I'd also argue that for teachers to consistently deliver high quality lessons then they actually need more prep time. Because every lesson we teach we could always tweak it and improve on it. But this takes time to develop or edit resources.
So rather than teaching for 27 or so periods and having only 6 non-contacts, the number should probably be around 21 or 22 for actual teaching and 11 or 12 periods for prep, correction and development.
But pigs will fly first.
Pigs flying indeed Freddie92!
Perhaps judging schools based on 'positive destinations' rather than exam passes would help? Difficult to do though, would you rank how positive the destination was (and how would that be done)?
Interesting, not to say depressing, but if you trawl through the comments from England on this site, I think you'll find their conditions to be far worse than here. Most likely is that CS teachers get the qualification as a backup, but go to industry where the rewards are more immediately lucrative, thinking that they can dip into teaching if they need to. That was the view of the last CS student I encountered, a few years ago now though.
Worst ever rating for maths, reading and science. Who would have thought it???
From May 2015 ...
"Add to the above falling levels of numeracy and literacy meaning that Secondary pupils in particular are unable to properly access the Curriculum, which is itself shrinking as subjects disappear.
The result of this is that pupil attainment is falling - fewer exams being passed.
It is clear that the Scottish Education System is being slowly degraded. But who is being held to account for this???"
Everybody saw this coming a long time ago, but the SNP Government chose to ignore the situation.
Anybody like to point out some aspect of (current) Scottish Education that has actually proved to be a success?
Swinney's standard response to every bit of damning news about Scottish education, like the terrible literary and numeracy figures, is to pretend that his party has nothing to do with it. He then sets up a straw man of those standing in the way of success and then knocks it down. Yesterday he said something like, "those who think we don't have to make radical changes have another think coming". But who are the people saying that? Can he or,anyone else name them?

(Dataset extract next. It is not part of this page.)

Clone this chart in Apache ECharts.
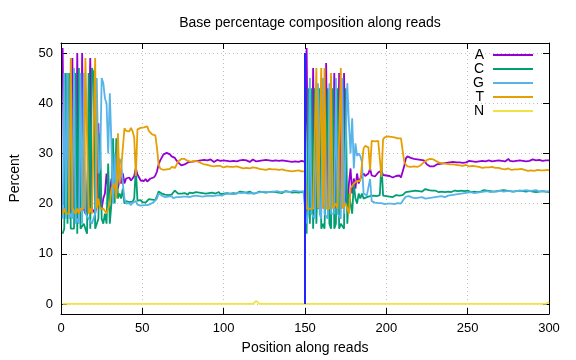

The Nats like to paint themselves as a new, fresh force in politics, totally different to the lying, manipulative careerists in the other parties, but in what way are they better than anyone else?
Swinney under attack over ‘SHAMEFUL’ literacy report
Read more at: http://www.scotsman.com/news/education/swinney-under-attack-over-shameful-literacy-report-1-4441142
As I have said previously the SNP like their 'electoral gravy' well-thickened so that their supporters will not notice that they are probably voting against their own interests. Play them for fools - that is/was Salmonds mantra. Inderpendunce is what we waant!
Well, what's changed for the better in Scottish education over the last year???
Err nothing evidently.
Why are you answering your own posts now, gnu?
Ah, gottit, someone at your level.
Where's your thread on Russia then???
And why would I do that?
Ah, someone at your level . . .
Just noticed this morning that the school I work at has a "Principal Teacher of Raising Attainment (Tracking and Monitoring)".
The person involved has been teaching for all of five minutes . . .
The Tracking and Monitoring bit of the job title (temporary, it's one of those silly funded posts) means he/she wrote the database that records homework and test marks for the whole school . . .
And, of course, attainment at the school has gone doon the toilet.
Been there. Got the t-shirt.
We had to add all our E's and O's. Then we were told to use the SALs. Then everyone (except P.E.) was told to ditch those and only use the benchmarks. (Think it was September we were told to ditch the SALs?)
My acturially reduced pension was confirmed yesterday. Woot.
Supposedly, the SALs are a better fit for P.E. Nope. I don't know why, either.
My wife (not a teacher) gave a very concise observation which has probably been made many times before but ..I thought it was good..re cfe..
What was formerly the hidden curriculum is now the curriculum.
Things were not perfect but secondary education was improving incrementally until the thing went belly up.
So we have lost the richness that was once there...hence the dissatisfaction and unease in the oldies amongst us....imo!